Subtitle: INDUSTRIAL SAFETY AI PLATFORM Role: Design Partner Timeline: 2025 URL: https://hunterandbard.com/portfolio/sharpsee

Summary

A full brand and website overhaul for an industrial computer vision platform. The redesign repositions Sharpsee as a category-defining safety platform, with a visual system built to match the stakes of the product without losing the technical credibility the category demands.

Challenge

Industrial safety buyers don't respond to startup aesthetics. The original Sharpsee site led with an acronym (IOISS), defaulted to light-mode SaaS conventions, and buried its value proposition behind feature lists. The platform had genuine urgency.

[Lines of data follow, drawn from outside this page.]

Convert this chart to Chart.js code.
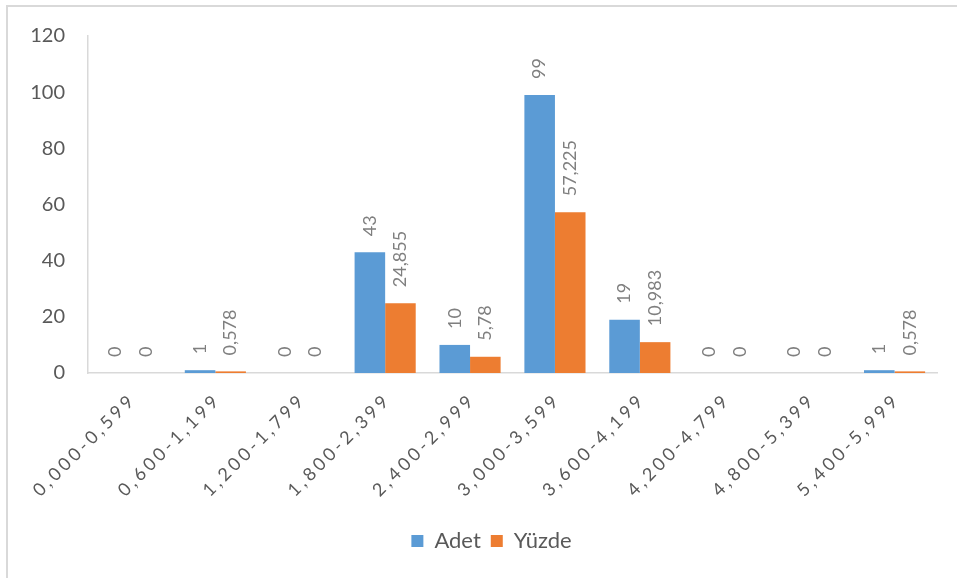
<!DOCTYPE html>
<html>
<head>
<meta charset="utf-8">
<script src="https://cdn.jsdelivr.net/npm/chart.js@4/dist/chart.umd.min.js"></script>
<style>
  html, body { margin: 0; padding: 0; background: #ffffff; }
  #wrap { position: relative; width: 957px; height: 578px; }
  #frame { position: absolute; left: 6px; top: 5px; right: 0; bottom: 0;
           border-top: 2px solid #d9d9d9; border-left: 2px solid #d9d9d9; }
  #c { position: absolute; left: 0; top: 0; }
</style>
</head>
<body>
<div id="wrap">
  <div id="frame"></div>
  <canvas id="c" width="957" height="578"></canvas>
</div>
<script>
// Class intervals on the horizontal axis
const categories = ['0,000-0,599', '0,600-1,199', '1,200-1,799', '1,800-2,399', '2,400-2,999',
                    '3,000-3,599', '3,600-4,199', '4,200-4,799', '4,800-5,399', '5,400-5,999'];
// Count per interval
const adet = [0, 1, 0, 43, 10, 99, 19, 0, 0, 1];
// Share per interval (%)
const yuzde = [0, 0.578, 0, 24.855, 5.78, 57.225, 10.983, 0, 0, 0.578];
// Value axis range
const yMin = 0, yMax = 120, yStep = 20;

const FONT = 'Lato, "Open Sans", sans-serif';
const fmt = v => String(v).replace('.', ',');

// Value labels, written vertically above each bar
const valueLabels = {
  id: 'valueLabels',
  afterDatasetsDraw(chart) {
    const ctx = chart.ctx;
    ctx.save();
    ctx.font = '18px ' + FONT;
    ctx.fillStyle = '#7f7f7f';
    chart.data.datasets.forEach((ds, i) => {
      chart.getDatasetMeta(i).data.forEach((bar, j) => {
        ctx.save();
        ctx.translate(bar.x, bar.y - 16);
        ctx.rotate(-Math.PI / 2);
        ctx.textAlign = 'left';
        ctx.textBaseline = 'middle';
        ctx.fillText(fmt(ds.data[j]), 0, 0);
        ctx.restore();
      });
    });
    ctx.restore();
  }
};

// Category labels, slanted at 45 degrees with wide letter spacing
const slantedLabels = {
  id: 'slantedLabels',
  afterDraw(chart) {
    const ctx = chart.ctx;
    const xs = chart.scales.x;
    const spacing = 3.5;
    ctx.save();
    ctx.font = '18px ' + FONT;
    ctx.fillStyle = '#595959';
    ctx.letterSpacing = spacing + 'px';
    chart.data.labels.forEach((lab, i) => {
      const cx = xs.getPixelForTick(i);
      const w = ctx.measureText(lab).width - spacing;
      ctx.save();
      ctx.translate(cx, xs.top + 26);
      ctx.rotate(-Math.PI / 4);
      ctx.textAlign = 'left';
      ctx.textBaseline = 'middle';
      ctx.fillText(lab, -w, 0);
      ctx.restore();
    });
    ctx.restore();
  }
};

// Centre the legend under the plot area rather than the whole canvas
const legendUnderPlot = {
  id: 'legendUnderPlot',
  afterLayout(chart) {
    const lg = chart.legend;
    const shift = (chart.chartArea.left + chart.chartArea.right) / 2 - (lg.left + lg.right) / 2 - 21;
    lg.left += shift;
    lg.right += shift;
  }
};

new Chart(document.getElementById('c'), {
  type: 'bar',
  data: {
    labels: categories,
    datasets: [
      { label: 'Adet', data: adet, backgroundColor: '#5b9bd5', borderWidth: 0 },
      { label: 'Yüzde', data: yuzde, backgroundColor: '#ed7d31', borderWidth: 0 }
    ]
  },
  options: {
    responsive: false,
    animation: false,
    devicePixelRatio: 1,
    layout: { padding: { left: 0, right: 20, top: 36, bottom: 16 } },
    datasets: { bar: { categoryPercentage: 0.72, barPercentage: 1.0 } },
    scales: {
      x: {
        grid: { display: false, drawTicks: false },
        border: { display: true, color: '#d9d9d9', width: 1.5 },
        ticks: { display: false },
        afterFit(s) { s.height = 147; }
      },
      y: {
        min: yMin, max: yMax,
        grid: { display: false, drawTicks: false },
        border: { display: true, color: '#d9d9d9', width: 1.5 },
        ticks: { stepSize: yStep, padding: 23, color: '#595959', font: { family: FONT, size: 20 } },
        afterFit(s) { s.width = 88; }
      }
    },
    plugins: {
      legend: {
        position: 'bottom',
        labels: {
          boxWidth: 12, boxHeight: 12, padding: 10,
          color: '#595959',
          font: { family: FONT, size: 22 }
        }
      },
      tooltip: { enabled: false }
    }
  },
  plugins: [valueLabels, slantedLabels, legendUnderPlot]
});
</script>
</body>
</html>
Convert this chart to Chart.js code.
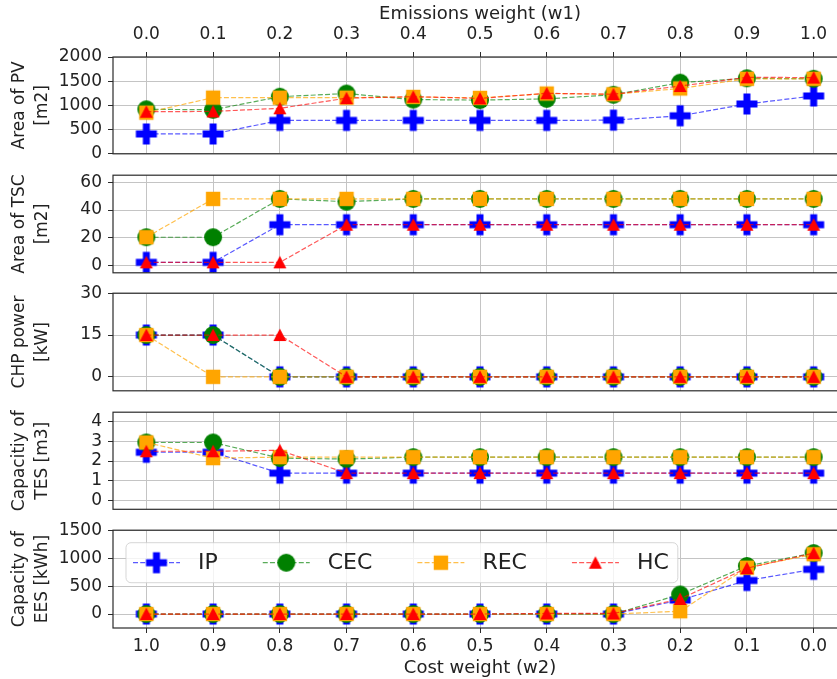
<!DOCTYPE html>
<html lang="en">
<head>
    <meta charset="UTF-8">
    <title>Design results vs. weights</title>
    <style>
        html, body {
            margin: 0;
            padding: 0;
            background: #fff;
            overflow: hidden;
        }
        #wrap {
            position: relative;
            width: 837px;
            height: 679px;
            overflow: hidden;
        }
        .panel {
            position: absolute;
            left: 0;
        }
    </style>
</head>
<body>
<div id="wrap">
    <canvas class="panel" id="pv" width="880" height="170" style="top:0px"></canvas>
    <canvas class="panel" id="tsc" width="880" height="130" style="top:159px"></canvas>
    <canvas class="panel" id="chp" width="880" height="130" style="top:277px"></canvas>
    <canvas class="panel" id="tes" width="880" height="130" style="top:396px"></canvas>
    <canvas class="panel" id="ees" width="880" height="165" style="top:514px"></canvas>
</div>

<script src="https://cdn.jsdelivr.net/npm/chart.js"></script>
<script>
    // x categories: top axis = emissions weight, bottom axis = cost weight
    const emissionLabels = ['0.0', '0.1', '0.2', '0.3', '0.4', '0.5', '0.6', '0.7', '0.8', '0.9', '1.0'];
    const costLabels = ['1.0', '0.9', '0.8', '0.7', '0.6', '0.5', '0.4', '0.3', '0.2', '0.1', '0.0'];
    const seriesNames = ['IP', 'CEC', 'REC', 'HC'];

    // Area of PV [m2]
    const pvIP  = [410, 410, 690, 690, 690, 690, 690, 695, 785, 1030, 1195];
    const pvCEC = [920, 910, 1180, 1245, 1120, 1110, 1135, 1220, 1470, 1560, 1550];
    const pvREC = [850, 1160, 1160, 1160, 1175, 1155, 1245, 1230, 1350, 1550, 1550];
    const pvHC  = [870, 875, 940, 1150, 1180, 1145, 1250, 1230, 1400, 1580, 1575];
    const pvTicks = [0, 500, 1000, 1500, 2000];

    // Area of TSC [m2]
    const tscIP  = [2.5, 2.5, 29.5, 29.5, 29.5, 29.5, 29.5, 29.5, 29.5, 29.5, 29.5];
    const tscCEC = [20.5, 20.5, 48, 46, 48, 48, 48, 48, 48, 48, 48];
    const tscREC = [20.5, 48, 48, 48, 48, 48, 48, 48, 48, 48, 48];
    const tscHC  = [2.5, 2.5, 2.5, 29.5, 29.5, 29.5, 29.5, 29.5, 29.5, 29.5, 29.5];
    const tscTicks = [0, 20, 40, 60];

    // CHP power [kW]
    const chpIP  = [15, 15, 0, 0, 0, 0, 0, 0, 0, 0, 0];
    const chpCEC = [15, 15, 0, 0, 0, 0, 0, 0, 0, 0, 0];
    const chpREC = [15, 0, 0, 0, 0, 0, 0, 0, 0, 0, 0];
    const chpHC  = [15, 15, 15, 0, 0, 0, 0, 0, 0, 0, 0];
    const chpTicks = [0, 15, 30];

    // Capacity of TES [m3]
    const tesIP  = [2.45, 2.45, 1.38, 1.38, 1.38, 1.38, 1.38, 1.38, 1.38, 1.38, 1.38];
    const tesCEC = [2.95, 2.95, 2.15, 2.1, 2.2, 2.2, 2.2, 2.2, 2.2, 2.2, 2.2];
    const tesREC = [2.95, 2.15, 2.2, 2.2, 2.2, 2.2, 2.2, 2.2, 2.2, 2.2, 2.2];
    const tesHC  = [2.5, 2.5, 2.55, 1.38, 1.38, 1.38, 1.38, 1.38, 1.38, 1.38, 1.38];
    const tesTicks = [0, 1, 2, 3, 4];

    // Capacity of EES [kWh]
    const eesIP  = [0, 0, 0, 0, 0, 0, 0, 0, 250, 600, 800];
    const eesCEC = [0, 0, 0, 0, 0, 0, 0, 0, 350, 860, 1090];
    const eesREC = [0, 0, 0, 0, 0, 0, 0, 0, 50, 830, 1070];
    const eesHC  = [0, 0, 0, 0, 0, 0, 10, 10, 270, 820, 1090];
    const eesTicks = [0, 500, 1000, 1500];

    const FONT = "'DejaVu Sans', 'Noto Sans', sans-serif";
    const TEXT = '#222';
    const GRID = '#c4c4c4';
    const FRAME = '#2b2b2b';

    Chart.defaults.font.family = FONT;
    Chart.defaults.color = TEXT;

    // marker glyphs, drawn once and used as pointStyle images
    function makeMarker(kind, color) {
        const s = 24;
        const c = document.createElement('canvas');
        c.width = s;
        c.height = s;
        const g = c.getContext('2d');
        g.translate(s / 2, s / 2);
        g.fillStyle = color;
        g.beginPath();
        if (kind === 'plus') {
            const a = 10.5, b = 3.5;
            g.moveTo(-b, -a); g.lineTo(b, -a); g.lineTo(b, -b); g.lineTo(a, -b);
            g.lineTo(a, b); g.lineTo(b, b); g.lineTo(b, a); g.lineTo(-b, a);
            g.lineTo(-b, b); g.lineTo(-a, b); g.lineTo(-a, -b); g.lineTo(-b, -b);
        } else if (kind === 'circle') {
            g.arc(0, 0, 9, 0, Math.PI * 2);
        } else if (kind === 'square') {
            g.rect(-7.2, -7.2, 14.4, 14.4);
        } else {
            g.moveTo(0, -6.5); g.lineTo(6.5, 6); g.lineTo(-6.5, 6);
        }
        g.closePath();
        g.fill();
        return c;
    }

    const styles = [
        { line: 'rgba(0,0,255,0.65)', marker: makeMarker('plus', '#0000ff'), order: 4 },
        { line: 'rgba(0,128,0,0.65)', marker: makeMarker('circle', '#008000'), order: 3 },
        { line: 'rgba(255,165,0,0.7)', marker: makeMarker('square', '#ffa500'), order: 2 },
        { line: 'rgba(255,0,0,0.65)', marker: makeMarker('triangle', '#ff0000'), order: 1 }
    ];
    const DASH = [5, 2.2];

    // frame round each plot area (drawn above the lines, like axis spines)
    const framePlugin = {
        id: 'frame',
        afterDatasetsDraw(chart) {
            const a = chart.chartArea;
            const ctx = chart.ctx;
            ctx.save();
            ctx.strokeStyle = FRAME;
            ctx.lineWidth = 1.2;
            ctx.strokeRect(a.left, a.top, a.right - a.left, a.bottom - a.top);
            ctx.restore();
        }
    };

    // boxed legend inside the bottom panel
    const boxLegend = {
        id: 'boxLegend',
        afterDraw(chart, args, opts) {
            if (!opts.show) return;
            const ctx = chart.ctx;
            const a = chart.chartArea;
            ctx.save();
            ctx.font = '22px ' + FONT;
            const boxX = a.left + 13, boxY = a.top + 12.5, boxH = 40;
            const rowY = boxY + boxH / 2;
            let x = boxX + 7;
            const items = [];
            seriesNames.forEach((name, i) => {
                const w = ctx.measureText(name).width;
                items.push({ name, i, x });
                x += 66 + w + 44;
            });
            const boxW = x - 44 + 8 - boxX;

            ctx.beginPath();
            ctx.roundRect(boxX, boxY, boxW, boxH, 5);
            ctx.fillStyle = 'rgba(255,255,255,0.8)';
            ctx.fill();
            ctx.strokeStyle = 'rgba(204,204,204,0.8)';
            ctx.lineWidth = 1;
            ctx.stroke();

            items.forEach(it => {
                const st = styles[it.i];
                ctx.beginPath();
                ctx.setLineDash(DASH);
                ctx.strokeStyle = st.line;
                ctx.lineWidth = 1.2;
                ctx.moveTo(it.x, rowY);
                ctx.lineTo(it.x + 47, rowY);
                ctx.stroke();
                ctx.setLineDash([]);
                const m = st.marker;
                ctx.drawImage(m, it.x + 23.5 - m.width / 2, rowY - m.height / 2);
                ctx.fillStyle = TEXT;
                ctx.textBaseline = 'middle';
                ctx.textAlign = 'left';
                ctx.fillText(it.name, it.x + 65, rowY + 1);
            });
            ctx.restore();
        }
    };

    function makePanel(id, p) {
        const datasets = p.series.map((vals, i) => ({
            label: seriesNames[i],
            data: vals,
            borderColor: styles[i].line,
            borderWidth: 1.2,
            borderDash: DASH,
            pointStyle: styles[i].marker,
            pointRadius: 10,
            pointHoverRadius: 10,
            fill: false,
            tension: 0,
            order: styles[i].order
        }));

        const hasX = p.xAxis === 'top' || p.xAxis === 'bottom';

        return new Chart(document.getElementById(id), {
            type: 'line',
            data: { labels: emissionLabels, datasets },
            plugins: [framePlugin, boxLegend],
            options: {
                responsive: false,
                animation: false,
                events: [],
                layout: { padding: { left: 0, right: 33, top: p.padTop, bottom: p.padBottom } },
                plugins: {
                    legend: { display: false },
                    tooltip: { enabled: false },
                    boxLegend: { show: !!p.legend }
                },
                scales: {
                    x: {
                        type: 'category',
                        offset: true,
                        position: p.xAxis === 'top' ? 'top' : 'bottom',
                        grid: {
                            offset: false,
                            color: GRID,
                            lineWidth: 1,
                            drawTicks: hasX,
                            tickLength: 5,
                            tickColor: FRAME
                        },
                        border: { display: false },
                        ticks: {
                            display: hasX,
                            autoSkip: false,
                            maxRotation: 0,
                            padding: p.xAxis === 'top' ? 7 : 3,
                            font: { size: 17 },
                            color: TEXT,
                            callback: (v, i) => p.xAxis === 'bottom' ? costLabels[i] : emissionLabels[i]
                        },
                        title: {
                            display: hasX,
                            text: p.xTitle || '',
                            font: { size: 18, lineHeight: 1.2 },
                            color: TEXT,
                            padding: { top: 4, bottom: 0 }
                        },
                        afterFit: axis => { axis.height = p.xHeight || 0; }
                    },
                    y: {
                        min: p.yMin,
                        max: p.yMax,
                        afterBuildTicks: axis => { axis.ticks = p.yTicks.map(v => ({ value: v })); },
                        afterFit: axis => { axis.width = 113; },
                        grid: { color: GRID, lineWidth: 1, tickLength: 5, tickColor: FRAME },
                        border: { display: false },
                        ticks: {
                            padding: 6,
                            font: { size: 17 },
                            color: TEXT,
                            callback: v => String(v)
                        },
                        title: {
                            display: true,
                            text: p.yTitle,
                            font: { size: 17, lineHeight: 1.3 },
                            color: TEXT,
                            padding: { top: 9, bottom: 0 }
                        }
                    }
                }
            }
        });
    }

    makePanel('pv', {
        series: [pvIP, pvCEC, pvREC, pvHC], yMin: 0, yMax: 2000, yTicks: pvTicks,
        yTitle: ['Area of PV', '[m2]'],
        xAxis: 'top', xTitle: 'Emissions weight (w1)', xHeight: 57,
        padTop: 0, padBottom: 15.5
    });
    makePanel('tsc', {
        series: [tscIP, tscCEC, tscREC, tscHC], yMin: -5, yMax: 65, yTicks: tscTicks,
        yTitle: ['Area of TSC', '[m2]'],
        padTop: 15, padBottom: 16
    });
    makePanel('chp', {
        series: [chpIP, chpCEC, chpREC, chpHC], yMin: -5, yMax: 30, yTicks: chpTicks,
        yTitle: ['CHP power', '[kW]'],
        padTop: 15.3, padBottom: 16
    });
    makePanel('tes', {
        series: [tesIP, tesCEC, tesREC, tesHC], yMin: -0.47, yMax: 4.5, yTicks: tesTicks,
        yTitle: ['Capacitiy of', 'TES [m3]'],
        padTop: 14.7, padBottom: 16.7
    });
    makePanel('ees', {
        series: [eesIP, eesCEC, eesREC, eesHC], yMin: -250, yMax: 1500, yTicks: eesTicks,
        yTitle: ['Capacity of', 'EES [kWh]'],
        xAxis: 'bottom', xTitle: 'Cost weight (w2)', xHeight: 51,
        padTop: 15.3, padBottom: 0,
        legend: true
    });
</script>
</body>
</html>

The site communicated none of it. The challenge was to build a visual identity and web presence that matched the stakes of the product without losing the technical credibility the category demands.

Key Decisions

Dark cinematic hero

Rather than defaulting to a light-mode SaaS layout, the hero runs full-bleed dark with a scrim and left-aligned content column. All visual real estate on the right is given to footage of the product in context: equipment, workers, real industrial environments.

Impact: The hero reads as a category statement, not a software landing page. Industrial buyers recognize the environment immediately.

Orange as signal, not fill

#FF6347 is used exactly once per section, on the single element that matters most. It never fills backgrounds. It never decorates. It functions the way warning indicators function on the factory floor: to direct attention.

Impact: The restraint makes every orange element feel like it means something, which mirrors how the product itself works.

Manrope 800 as editorial weight

A single typeface at maximum weight for headings pulls the design toward editorial authority rather than SaaS approachability. Tight tracking on display headlines, comfortable leading on body.

Impact: The type system gives the weight that headlines like, 'The Math That Keeps CFOs Awake' and 'The Cost That Doesn't Fit on a Balance Sheet' need to land.